Painting

Gateway to Abstraction

Max Beckmann Landscape Cannes 1934

Landscape is the gateway to Modernist abstraction. With the landscape one doesn’t have to worry about pesky issues of sex, desire, nudity or the human gaze – usually. Landscape doesn’t look back at us. It’s not conscious of others. In other words it’s pure ground, and that allows us to process it as a visual resource. We can use its structure to work the materials. In that way Landscape is the most open of subjects, and it can be whatever we like it to be. But that’s not how Max Beckmann saw landscapes. He made them seem strange, dramatic and compelling. There’s no “luxe calme et volupté” in these paintings. Cannes from 1934 is not so much a beautiful place for beautiful people as it is an official gateway or way station. Papers will have to be shown. Max must be sitting at a table because across the way is an empty chair – (someone’s left or didn’t show?). Maybe the companion has gone down that road to that blue paradise beyond. But to get to that paradise you have to pass those palms that look like an endless row of bureaucratic doric columns, their thick shadows filling the road ahead. Palm leaves explode overhead and sway with menace. Beckmann’s landscape isn’t about spirituality or ease. No. This landscape is about something else entirely…

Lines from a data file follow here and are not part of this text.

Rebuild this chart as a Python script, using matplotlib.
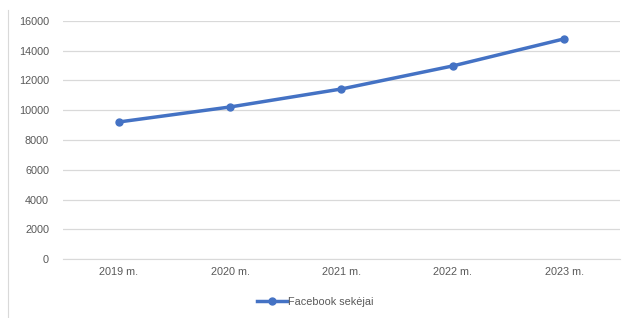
import matplotlib.pyplot as plt
from matplotlib.lines import Line2D

years = ['2019 m.', '2020 m.', '2021 m.', '2022 m.', '2023 m.']
followers = [9210, 10220, 11430, 12980, 14800]
y_ticks = [0, 2000, 4000, 6000, 8000, 10000, 12000, 14000, 16000]

plt.rcParams['font.family'] = ['Liberation Sans', 'DejaVu Sans']

fig = plt.figure(figsize=(6.3, 3.18), dpi=100)
ax = fig.add_axes([0.1, 0.1855, 0.884, 0.7485])

x = range(len(years))
ax.plot(x, followers, color='#4472C4', linewidth=2.5, marker='o', markersize=5,
        label='Facebook sekėjai', zorder=3)

ax.set_xlim(-0.5, len(years) - 0.5)
ax.set_ylim(0, 16000)
ax.set_yticks(y_ticks)
ax.set_xticks(list(x))
ax.set_xticklabels(years)
ax.grid(axis='y', color='#D9D9D9', linewidth=0.9)
ax.set_axisbelow(True)
for s in ['top', 'right', 'left']:
    ax.spines[s].set_visible(False)
ax.spines['bottom'].set_color('#D9D9D9')
ax.tick_params(axis='both', length=0, labelsize=7.8, colors='#595959')
ax.tick_params(axis='y', pad=10)
ax.tick_params(axis='x', pad=6)

fig.legend(handles=[Line2D([], [], color='#4472C4', linewidth=2.5, marker='o', markersize=5)],
           labels=['Facebook sekėjai'], loc='center', bbox_to_anchor=(0.5, 0.05),
           frameon=False, fontsize=7.8, labelcolor='#595959', handlelength=2.8,
           handletextpad=0.1)

# left border of the chart frame
fig.add_artist(Line2D([0.013, 0.013], [0.0, 0.97], color='#D9D9D9', linewidth=0.8))

fig.savefig('out.png', dpi=100)
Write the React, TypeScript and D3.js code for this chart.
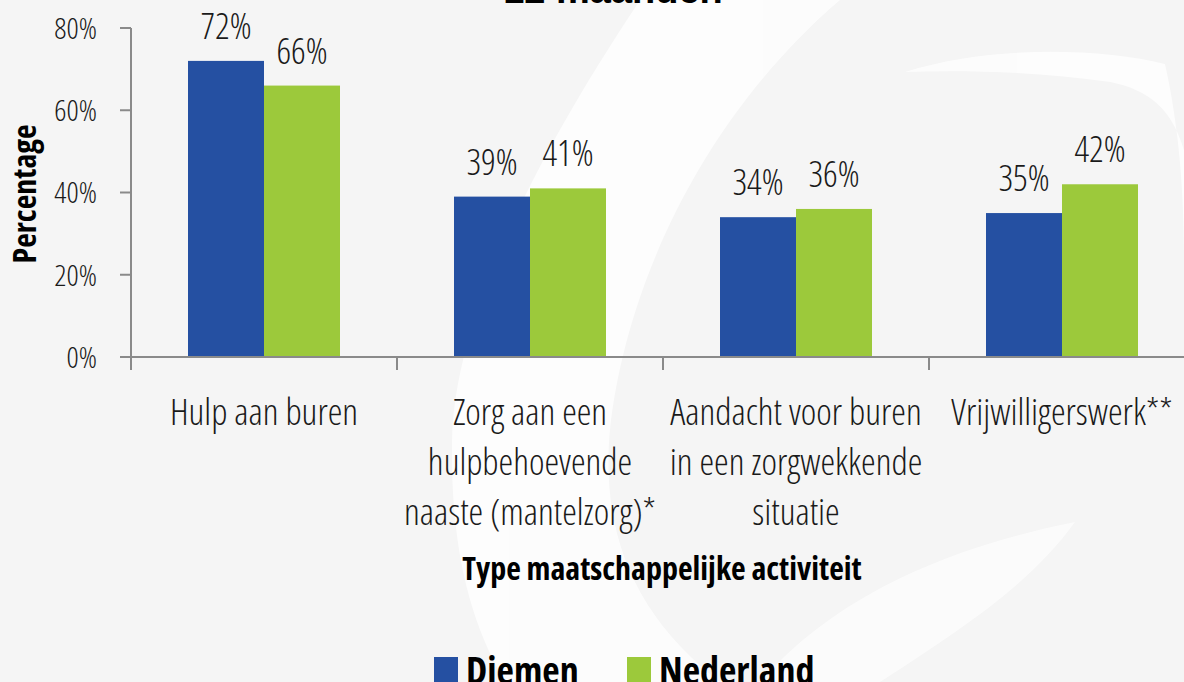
import React from "react";
import * as d3 from "d3";

const categories = [
  ["Hulp aan buren"],
  ["Zorg aan een", "hulpbehoevende", "naaste (mantelzorg)*"],
  ["Aandacht voor buren", "in een zorgwekkende", "situatie"],
  ["Vrijwilligerswerk**"],
];
const categoryKeys = ["hulp", "zorg", "aandacht", "vrijwillig"];
const series = ["Diemen", "Nederland"];
const diemen = [0.72, 0.39, 0.34, 0.35];
const nederland = [0.66, 0.41, 0.36, 0.42];
const yTicks = [0, 0.2, 0.4, 0.6, 0.8];
const colors = ["#2550A2", "#9CC93B"];

const W = 1184;
const H = 682;
const FONT = "'Open Sans', 'DejaVu Sans Condensed', sans-serif";

export default function App() {
  const y = d3.scaleLinear().domain([0, 0.8]).range([357, 28]);
  const x = d3.scaleBand<string>().domain(categoryKeys).range([131, 131 + 266 * 4]).padding(0);
  const xs = d3.scaleBand<string>().domain(series).range([-76, 76]).padding(0);
  const values = [diemen, nederland];
  const pct = d3.format(".0%");

  const light: React.CSSProperties = { fontFamily: FONT, fontWeight: 300, fontStretch: "condensed" };
  const bold: React.CSSProperties = { fontFamily: FONT, fontWeight: 700, fontStretch: "condensed" };

  return (
    <svg width={W} height={H} style={{ position: "fixed", left: 0, top: 0, display: "block" }}>
      <rect x={0} y={0} width={W} height={H} fill="#f5f5f5" />
      {/* faint background swirl */}
      <g fill="#ffffff" opacity={0.75}>
        <path d="M 640 0 C 560 120, 455 300, 452 440 C 450 560, 475 630, 505 682 L 720 682 C 640 620, 600 540, 610 430 C 625 290, 700 120, 840 0 Z" />
        <path d="M 905 72 C 990 45, 1100 48, 1165 64 C 1180 130, 1184 200, 1184 262 L 1184 150 C 1172 110, 1150 90, 1110 82 C 1040 72, 970 70, 905 72 Z" />
        <path d="M 1075 522 C 960 545, 840 590, 760 682 L 880 682 C 960 630, 1030 585, 1075 522 Z" opacity={0.8} />
      </g>

      <text x={613} y={3} textAnchor="middle" style={{ fontFamily: "'Liberation Sans', Arial, sans-serif", fontWeight: 700, fontSize: 38 }} fill="#000">
        12 maanden
      </text>

      {/* bars */}
      {categoryKeys.map((c, i) => (
        <g key={c} transform={`translate(${(x(c) ?? 0) + x.bandwidth() / 2},0)`}>
          {series.map((s, j) => (
            <g key={s}>
              <rect x={xs(s)} y={y(values[j][i])} width={xs.bandwidth()} height={y(0) - y(values[j][i])} fill={colors[j]} />
              <text x={(xs(s) ?? 0) + xs.bandwidth() / 2} y={y(values[j][i]) - 22} textAnchor="middle" style={{ ...light, fontSize: 36 }} fill="#1a1a1a">
                {pct(values[j][i])}
              </text>
            </g>
          ))}
        </g>
      ))}

      {/* y axis */}
      <line x1={131} x2={131} y1={y(0.8)} y2={y(0)} stroke="#8a8a8a" strokeWidth={2} />
      {yTicks.map((t) => (
        <g key={t}>
          <line x1={120} x2={131} y1={y(t)} y2={y(t)} stroke="#8a8a8a" strokeWidth={2} />
          <text x={97} y={y(t)} dy="0.36em" textAnchor="end" style={{ ...light, fontSize: 30 }} fill="#1a1a1a">
            {pct(t)}
          </text>
        </g>
      ))}

      {/* x axis */}
      <line x1={120} x2={W} y1={y(0)} y2={y(0)} stroke="#8a8a8a" strokeWidth={2} />
      {categoryKeys.map((c) => (
        <line key={c} x1={x(c)} x2={x(c)} y1={y(0)} y2={y(0) + 13} stroke="#8a8a8a" strokeWidth={2} />
      ))}
      {categoryKeys.map((c, i) => (
        <text key={c} textAnchor="middle" style={{ ...light, fontSize: 37 }} fill="#1a1a1a">
          {categories[i].map((line, k) => (
            <tspan key={k} x={(x(c) ?? 0) + x.bandwidth() / 2} y={425 + k * 50}>
              {line}
            </tspan>
          ))}
        </text>
      ))}

      <text x={662} y={580} textAnchor="middle" style={{ ...bold, fontSize: 32 }} fill="#000">
        Type maatschappelijke activiteit
      </text>

      <text transform="translate(36,194) rotate(-90)" textAnchor="middle" style={{ ...bold, fontSize: 32 }} fill="#000">
        Percentage
      </text>

      {/* legend */}
      {series.map((s, j) => {
        const lx = [434, 627][j];
        return (
          <g key={s}>
            <rect x={lx} y={657} width={24} height={30} fill={colors[j]} />
            <text x={lx + 32} y={684} style={{ ...bold, fontSize: 38 }} fill="#000">
              {s}
            </text>
          </g>
        );
      })}
    </svg>
  );
}
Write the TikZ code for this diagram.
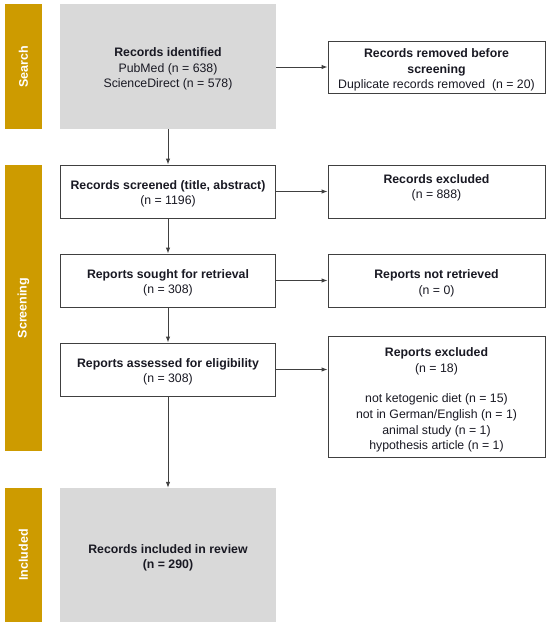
\documentclass[tikz,border=0pt]{standalone}
\usepackage{fontspec}
\setmainfont{Liberation Sans}
\usetikzlibrary{arrows.meta}
\definecolor{gold}{RGB}{205,155,0}
\definecolor{boxgrey}{RGB}{217,217,217}
\definecolor{edge}{RGB}{64,64,64}
\definecolor{ink}{RGB}{25,25,35}
\tikzset{
  band/.style={fill=gold, draw=none, minimum width=37pt, inner sep=0pt},
  bandtxt/.style={text=white, font=\fontsize{12.5}{14}\selectfont\bfseries, rotate=90},
  greybox/.style={fill=boxgrey, draw=none, minimum width=216pt, inner sep=0pt},
  wbox/.style={fill=white, draw=edge, line width=0.9pt, inner sep=0pt},
  txt/.style={align=center, font=\fontsize{12.3}{15.6}\selectfont, text=ink, inner sep=0pt},
  arr/.style={draw=edge, line width=1pt, -{Latex[length=6pt,width=4.5pt]}}
}
\begin{document}
\begin{tikzpicture}[x=1pt,y=-1pt]
\useasboundingbox (0,0) rectangle (550,627);
% bands
\node[band, minimum height=125pt] (bs) at (23.5,66.5) {};
\node[bandtxt] at (bs.center) {Search};
\node[band, minimum height=286pt] (bsc) at (23.5,308) {};
\node[bandtxt] at (bsc.center) {Screening};
\node[band, minimum height=134pt] (bi) at (23.5,555) {};
\node[bandtxt] at (bi.center) {Included};
% left column
\node[greybox, minimum height=125pt] (rid) at (168,66.5) {};
\node[txt] at ([yshift=-2.5pt]rid.center) {\textbf{Records identified}\\PubMed (n = 638)\\ScienceDirect (n = 578)};
\node[wbox, minimum width=215pt, minimum height=53pt] (rsc) at (168,191.5) {};
\node[txt] at ([yshift=-2.5pt]rsc.center) {\textbf{Records screened (title, abstract)}\\(n = 1196)};
\node[wbox, minimum width=215pt, minimum height=53pt] (rso) at (168,280.5) {};
\node[txt] at ([yshift=-2.5pt]rso.center) {\textbf{Reports sought for retrieval}\\(n = 308)};
\node[wbox, minimum width=215pt, minimum height=53pt] (ras) at (168,369.5) {};
\node[txt] at ([yshift=-2.5pt]ras.center) {\textbf{Reports assessed for eligibility}\\(n = 308)};
\node[greybox, minimum height=134pt] (rin) at (168,555) {};
\node[txt] at ([yshift=-3pt]rin.center) {\textbf{Records included in review}\\\textbf{(n = 290)}};
% right column
\node[wbox, minimum width=217pt, minimum height=52pt] (rrm) at (436.5,67) {};
\node[txt] at ([yshift=-3pt]rrm.center) {\textbf{Records removed before}\\\textbf{screening}\\Duplicate records removed~~(n = 20)};
\node[wbox, minimum width=217pt, minimum height=53pt] (rex) at (436.5,191.5) {};
\node[txt, anchor=north] at ([yshift=-9.5pt]rex.north) {\textbf{Records excluded}\\(n = 888)};
\node[wbox, minimum width=217pt, minimum height=53pt] (rnr) at (436.5,280.5) {};
\node[txt, anchor=north] at ([yshift=-16pt]rnr.north) {\textbf{Reports not retrieved}\\(n = 0)};
\node[wbox, minimum width=217pt, minimum height=121pt] (rpe) at (436.5,396.5) {};
\node[txt, anchor=north] at ([yshift=-12pt]rpe.north) {\textbf{Reports excluded}\\(n = 18)\\[15pt]not ketogenic diet (n = 15)\\not in German/English (n = 1)\\animal study (n = 1)\\hypothesis article (n = 1)};
% arrows
\draw[arr] (rid.east |- rrm.west) -- (rrm.west);
\draw[arr] (rid.south) -- (rsc.north);
\draw[arr] (rsc.south) -- (rso.north);
\draw[arr] (rso.south) -- (ras.north);
\draw[arr] (ras.south) -- (rin.north);
\draw[arr] (rsc.east) -- (rex.west);
\draw[arr] (rso.east) -- (rnr.west);
\draw[arr] (ras.east) -- (ras.east -| rpe.west);
\end{tikzpicture}
\end{document}
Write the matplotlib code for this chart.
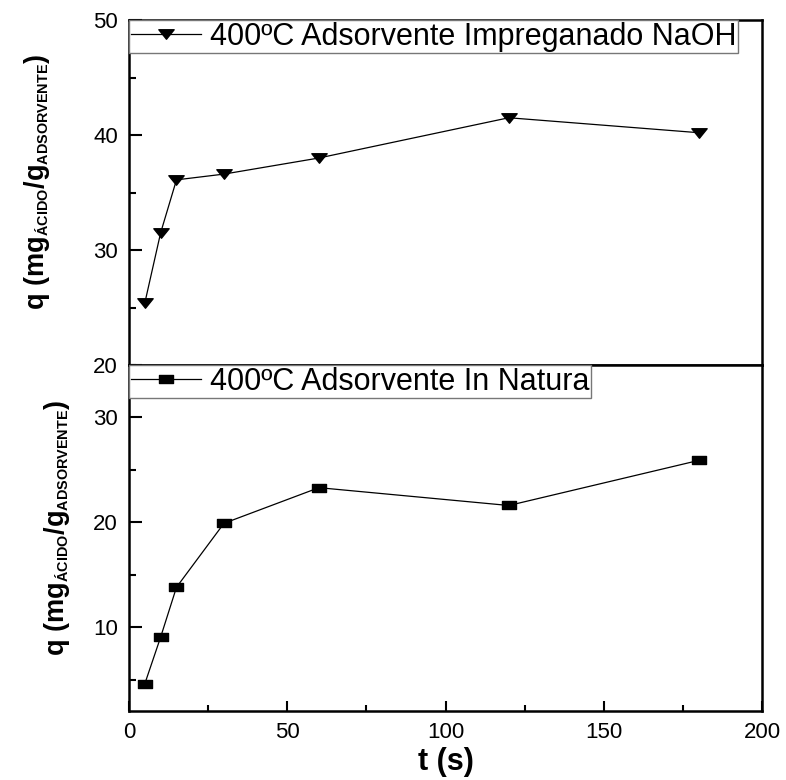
import matplotlib
matplotlib.use("Agg")
import matplotlib.pyplot as plt
import matplotlib._mathtext as mathtext_internal
from matplotlib import font_manager
from matplotlib.path import Path
from matplotlib.ticker import MultipleLocator

# dados
t_s = [5, 10, 15, 30, 60, 120, 180]
q_naoh = [25.4, 31.5, 36.1, 36.6, 38.0, 41.5, 40.2]
q_natura = [4.6, 9.05, 13.8, 19.9, 23.3, 21.6, 25.9]

label_naoh = "400ºC Adsorvente Impreganado NaOH"
label_natura = "400ºC Adsorvente In Natura"

plt.rcParams['font.family'] = ['Liberation Sans', 'DejaVu Sans']

# fonte estreita para o eixo y, se existir
try:
    font_manager.findfont(font_manager.FontProperties(family='Liberation Sans Narrow'),
                          fallback_to_default=False)
    narrow = 'Liberation Sans Narrow'
except Exception:
    narrow = 'Liberation Sans'
plt.rcParams['mathtext.fontset'] = 'custom'
plt.rcParams['mathtext.rm'] = narrow + ':bold'
plt.rcParams['mathtext.bf'] = narrow + ':bold'
plt.rcParams['mathtext.it'] = narrow + ':bold'
# subscritos menores que o padrao (como no Origin)
mathtext_internal.SHRINK_FACTOR = 0.53

# marcadores achatados
tri = Path([(-1, 0.62), (1, 0.62), (0, -0.62), (-1, 0.62)],
           [Path.MOVETO, Path.LINETO, Path.LINETO, Path.CLOSEPOLY])
sq = Path([(-1, -0.62), (1, -0.62), (1, 0.62), (-1, 0.62), (-1, -0.62)],
          [Path.MOVETO, Path.LINETO, Path.LINETO, Path.LINETO, Path.CLOSEPOLY])

fig = plt.figure(figsize=(7.86, 7.80), dpi=100)
ax1 = fig.add_axes([129 / 786, 1 - 365 / 780, 633 / 786, 345 / 780])
ax2 = fig.add_axes([129 / 786, 1 - 711 / 780, 633 / 786, 346 / 780])

ylabel = r'$\mathbf{q\ (mg_{ÁCIDO}/g_{ADSORVENTE})}$'

for ax, y, mk, ms, lab, ylim in [
        (ax1, q_naoh, tri, 11, label_naoh, (20, 50)),
        (ax2, q_natura, sq, 10, label_natura, (2, 35))]:
    ax.plot(t_s, y, color='black', lw=0.9, marker=mk, markersize=ms,
            markerfacecolor='black', markeredgecolor='black', label=lab)
    ax.set_xlim(0, 200)
    ax.set_ylim(*ylim)
    ax.yaxis.set_major_locator(MultipleLocator(10))
    ax.yaxis.set_minor_locator(MultipleLocator(5))
    ax.xaxis.set_major_locator(MultipleLocator(50))
    ax.xaxis.set_minor_locator(MultipleLocator(25))
    for s in ax.spines.values():
        s.set_linewidth(1.8)
    ax.tick_params(axis='y', which='major', direction='in', length=9, width=1.5,
                   labelsize=16, pad=8, right=False)
    ax.tick_params(axis='y', which='minor', direction='in', length=5, width=1.5, right=False)
    ax.tick_params(axis='x', which='major', direction='in', length=7, width=1.5,
                   labelsize=16, pad=8, top=False)
    ax.tick_params(axis='x', which='minor', direction='in', length=4, width=1.5, top=False)
    leg = ax.legend(loc='upper left', borderaxespad=0, fontsize=22, fancybox=False,
                    framealpha=1, edgecolor='#777777', handlelength=2.3,
                    handletextpad=0.3, borderpad=0.05)
    leg.get_frame().set_linewidth(1.0)
    ax.set_ylabel(ylabel, fontsize=19.5)

ax1.tick_params(axis='x', which='both', bottom=False, labelbottom=False)
ax1.yaxis.set_label_coords(-0.122, 0.53)
ax2.yaxis.set_label_coords(-0.090, 0.53)
ax2.set_xlabel('t (s)', fontsize=22, fontweight='bold', labelpad=3)

plt.savefig('out.png', dpi=100, facecolor='w')
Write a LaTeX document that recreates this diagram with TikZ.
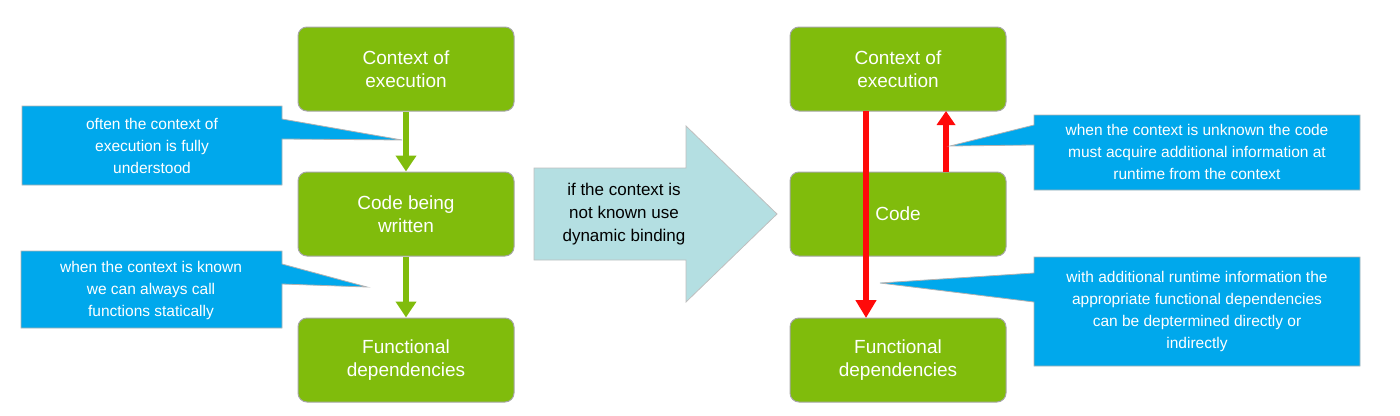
\documentclass[tikz,border=0pt]{standalone}
\usepackage{fontspec}
\setmainfont{Liberation Sans}
\usetikzlibrary{arrows.meta}
\definecolor{gr}{HTML}{80BC0C}
\definecolor{bl}{HTML}{00A8EC}
\definecolor{tl}{HTML}{B4DFE2}
\definecolor{rd}{HTML}{FF0A0A}
\begin{document}
\begin{tikzpicture}[x=1pt,y=-1pt,
 gbox/.style={draw=gray!70,line width=1pt,fill=gr,rounded corners=9pt,minimum width=216pt,minimum height=84pt,text=white,font=\fontsize{19}{23}\selectfont,align=center,inner sep=0pt},
 ctext/.style={text=white,font=\fontsize{15.5}{22}\selectfont,align=center},
 cfill/.style={fill=bl,draw=gray!60,line width=0.8pt}]
\useasboundingbox (0,0) rectangle (1400,415);
% left
\node[gbox] (l1) at (406,69) {Context of\\execution};
\node[gbox] (l2) at (406,214) {Code being\\written};
\node[gbox] (l3) at (406,360) {Functional\\dependencies};
\draw[gr,line width=6pt,-{Triangle[length=16pt,width=20pt]}] (l1.south) -- (l2.north);
\draw[gr,line width=6pt,-{Triangle[length=16pt,width=20pt]}] (l2.south) -- (l3.north);
\draw[cfill] (22,106) -- (282,106) -- (282,119) -- (402,140) -- (282,139) -- (282,185) -- (22,185) -- cycle;
\node[ctext] (c1) at (152,146) {often the context of\\execution is fully\\understood};
\draw[cfill] (21,251) -- (282,251) -- (282,264) -- (367,287) -- (282,284) -- (282,328) -- (21,328) -- cycle;
\node[ctext] (c2) at (151,290) {when the context is known\\we can always call\\functions statically};
% big arrow
\draw[fill=tl,draw=gray!50,line width=0.8pt] (534,168) -- (686,168) -- (686,126) -- (777,214) -- (686,302) -- (686,260) -- (534,260) -- cycle;
\node[font=\fontsize{17}{23}\selectfont,align=center] (mid) at (624,214) {if the context is\\not known use\\dynamic binding};
% right
\node[gbox] (r1) at (898,69) {Context of\\execution};
\node[gbox] (r2) at (898,214) {Code};
\node[gbox] (r3) at (898,360) {Functional\\dependencies};
\coordinate (dtop) at (866,111);
\coordinate (dbot) at (866,318);
\coordinate (utop) at (946,111);
\coordinate (ubot) at (946,172);
\draw[rd,line width=6pt,-{Triangle[length=18pt,width=20pt]}] (dtop) -- (dbot);
\draw[rd,line width=6pt,-{Triangle[length=14pt,width=18pt]}] (ubot) -- (utop);
\draw[cfill] (1034,115) -- (1360,115) -- (1360,190) -- (1034,190) -- (1034,145) -- (950,146) -- (1034,125) -- cycle;
\node[ctext] (c3) at (1197,152) {when the context is unknown the code\\must acquire additional information at\\runtime from the context};
\draw[cfill] (1034,257) -- (1360,257) -- (1360,366) -- (1034,366) -- (1034,302) -- (880,283) -- (1034,273) -- cycle;
\node[ctext] (c4) at (1197,311) {with additional runtime information the\\appropriate functional dependencies\\can be deptermined directly or\\indirectly};
\end{tikzpicture}
\end{document}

Max Beckmann – Seascape with Agaves and Old Castle 1939

Max’s landscapes are heavy things. They’re alive with volume and heft. Those agaves with their spiky leaves and flowers are like swords. The rocks are thick and bulky – immovable. The tree branch sags beneath the weight of those slabs of sharpened leaves. Everything is weighted down under the light and air of the humid Cote d’Azur. Max can’t help himself, and he paints the landscape at war with the world around it. It’s 1939 and even here at the edge of Europe danger lurks everywhere. This isn’t Impressionism – the violet and yellow of Monet’s light and airy Mediterranean vacation landscapes. This is the other side of life on that coast – dark and dangerous. It’s a port for refugees, dissidents and escapees. The place to where one runs to get away. The place where one might find safety. But as Max paints it – there is no escape or safety. There are only the edges of things.

2 Comments

  • Paul Harvey Scull

    Thought provoking text. Have not really seen these works before. While reading It Graham Sutherland’s ‘Entrance to a lane’ popped into my head. I suppose it is perhaps the notion of some feeling of threat or unease at the often seemingly inert, quiet or unassuming character of nature rarely which I feel has not been explored much in landscape painting. Might be wrong of course.